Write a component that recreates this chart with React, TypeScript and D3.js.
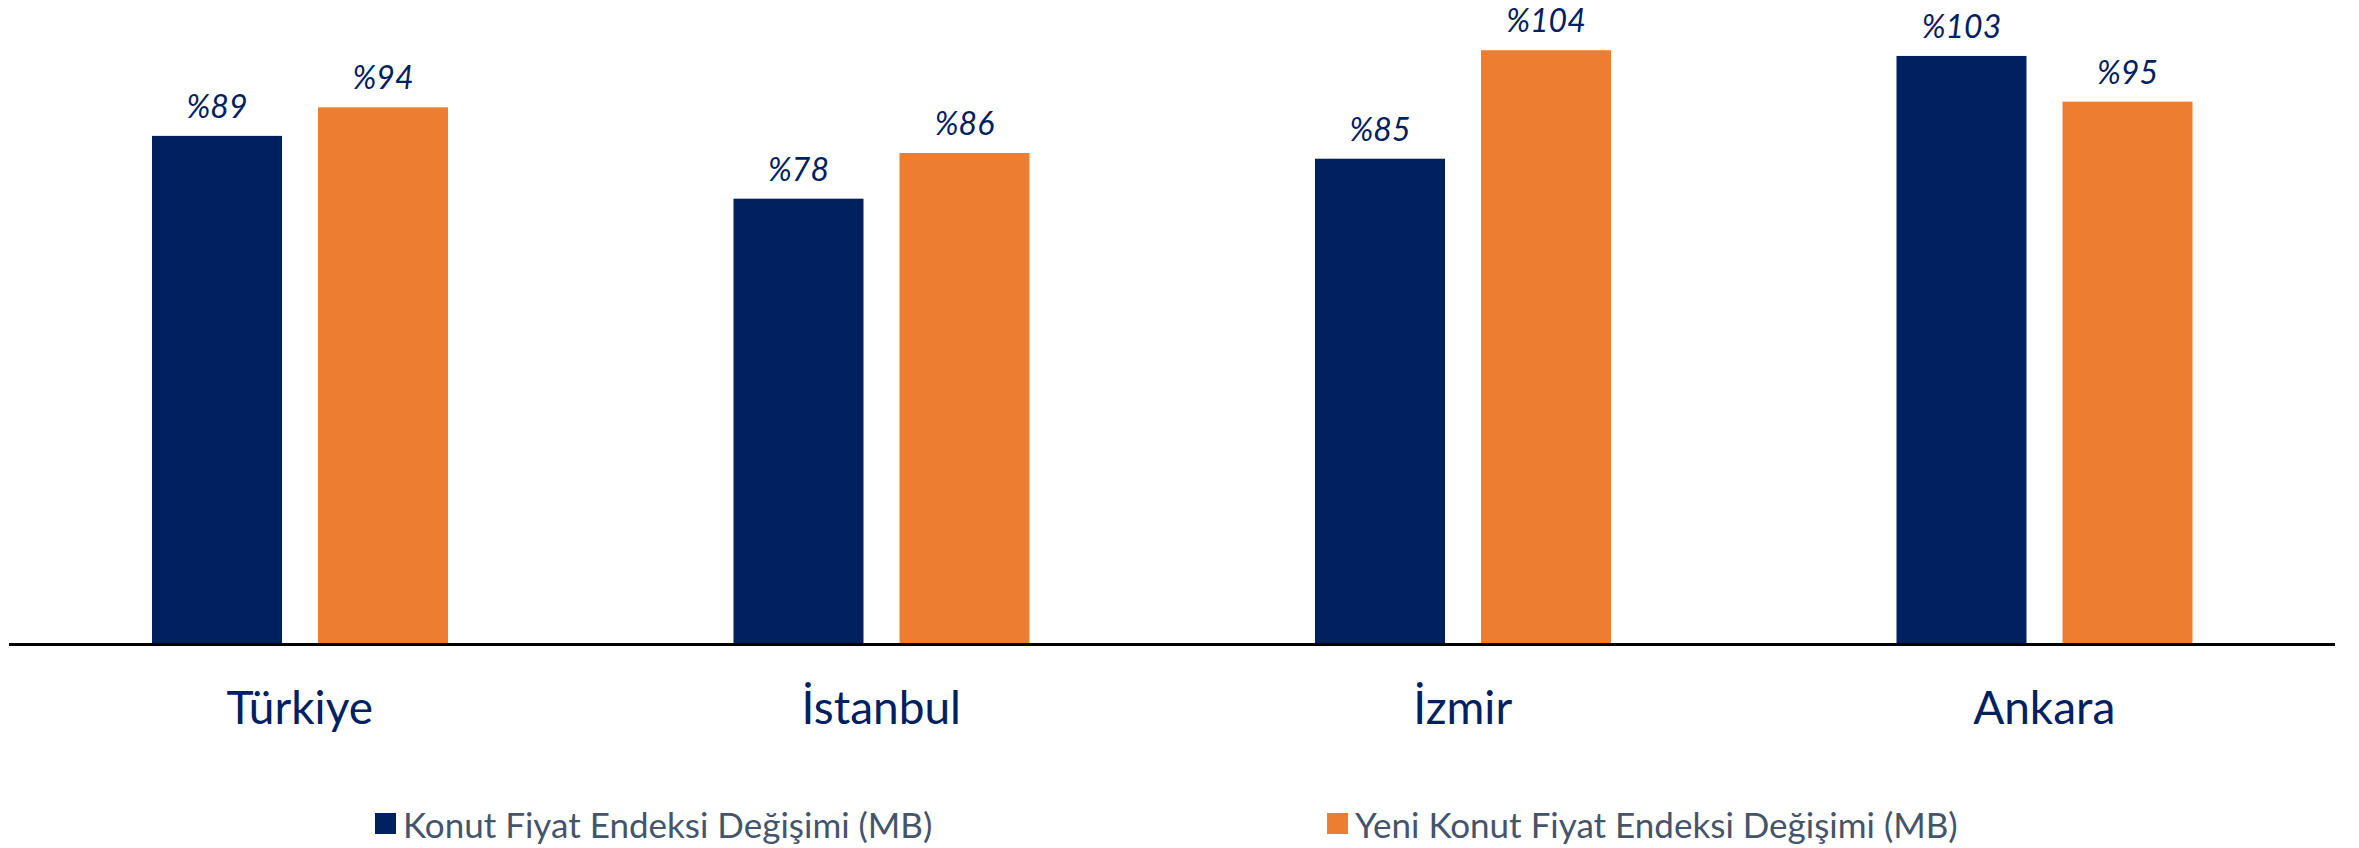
import React from "react";
import * as d3 from "d3";

// kategoriler ve seriler
const cities = ["Türkiye", "İstanbul", "İzmir", "Ankara"];
const seriesNames = [
  "Konut Fiyat Endeksi Değişimi (MB)",
  "Yeni Konut Fiyat Endeksi Değişimi (MB)",
];
const konutValues = [89, 78, 85, 103];
const yeniKonutValues = [94, 86, 104, 95];
const colors = ["#002060", "#ED7D31"];

const width = 2359;
const height = 848;
const baseY = 644;
const font = "Lato, 'Open Sans', sans-serif";

export default function App() {
  const x = d3.scaleBand().domain(cities).range([9, 2335]).padding(0);
  const inner = d3
    .scaleBand()
    .domain(seriesNames)
    .range([143, 143 + 296])
    .paddingInner(0.217);
  const y = d3.scaleLinear().domain([0, 112.8]).range([baseY, 0]);

  const rows = cities.map((c, i) => ({
    city: c,
    values: [konutValues[i], yeniKonutValues[i]],
  }));

  return (
    <svg
      width={width}
      height={height}
      style={{ position: "absolute", left: 0, top: 0, background: "#fff" }}
    >
      {rows.map((r) => (
        <g key={r.city} transform={`translate(${x(r.city)},0)`}>
          {r.values.map((v, j) => (
            <g key={j}>
              <rect
                x={inner(seriesNames[j])}
                y={y(v)}
                width={inner.bandwidth()}
                height={baseY - y(v)}
                fill={colors[j]}
              />
              <text
                x={(inner(seriesNames[j]) as number) + inner.bandwidth() / 2}
                y={y(v) - 18}
                textAnchor="middle"
                fontFamily={font}
                fontStyle="italic"
                fontSize={32}
                fill="#002060"
              >
                %{v}
              </text>
            </g>
          ))}
          <text
            x={x.bandwidth() / 2}
            y={724}
            textAnchor="middle"
            fontFamily={font}
            fontSize={46}
            fill="#002060"
          >
            {r.city}
          </text>
        </g>
      ))}

      {/* eksen çizgisi */}
      <line x1={9} x2={2335} y1={baseY + 0.5} y2={baseY + 0.5} stroke="#000" strokeWidth={3} />

      {/* lejant */}
      {seriesNames.map((s, j) => {
        const lx = j === 0 ? 375 : 1327;
        return (
          <g key={s} transform={`translate(${lx},813)`}>
            <rect width={21} height={21} fill={colors[j]} />
            <text x={28} y={25} fontFamily={font} fontSize={35} fill="#44546A">
              {s}
            </text>
          </g>
        );
      })}
    </svg>
  );
}
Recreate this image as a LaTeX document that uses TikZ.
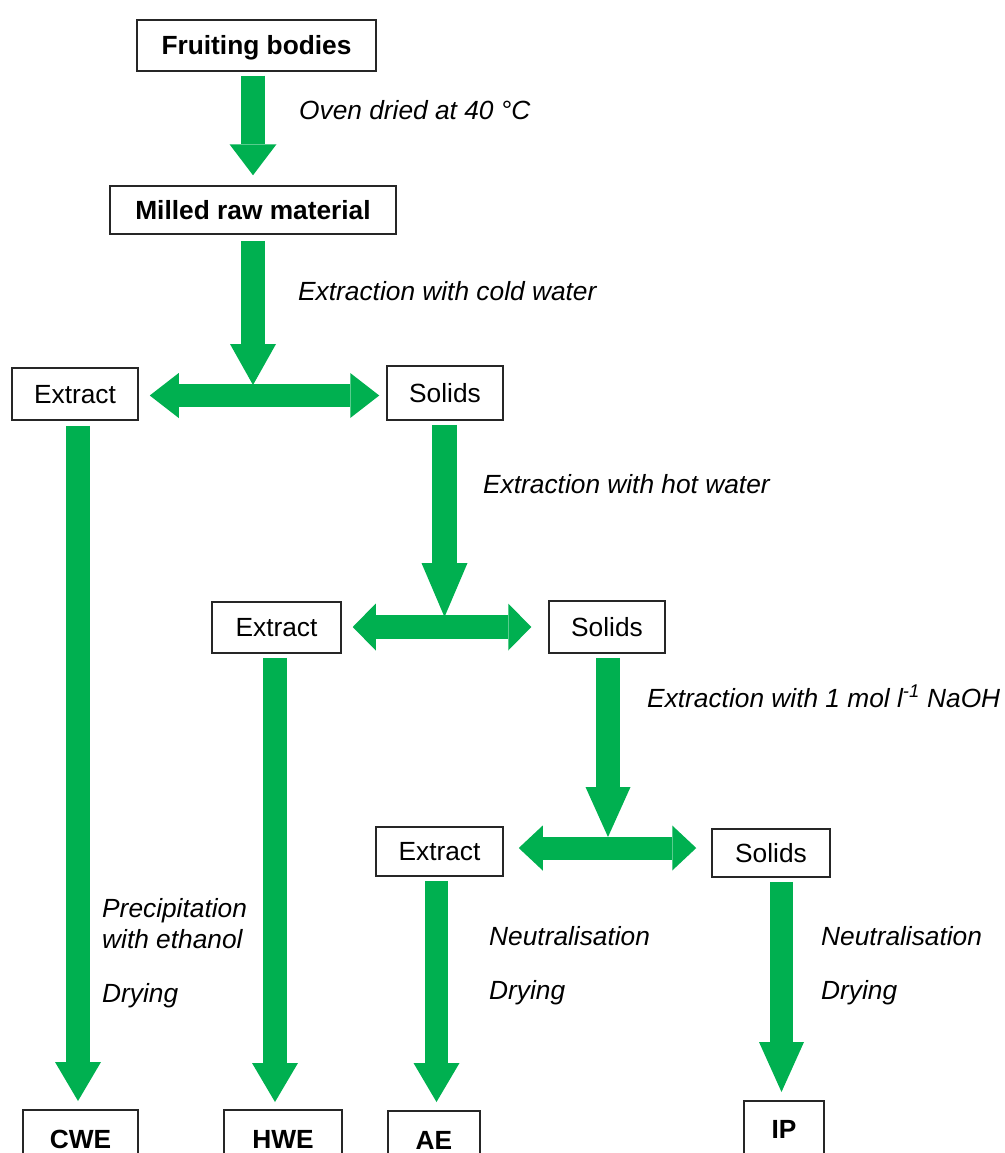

WHAT YOU ARE ASKED TO DO
Take the records from their first line through the line containing "import * as" and please return exactly those lines, both ends included, minus the pictures.

ANSWER FOR THIS EXERCISE
Write a component that recreates this chart with React, TypeScript and D3.js.
import React from "react";
import * as d3 from "d3";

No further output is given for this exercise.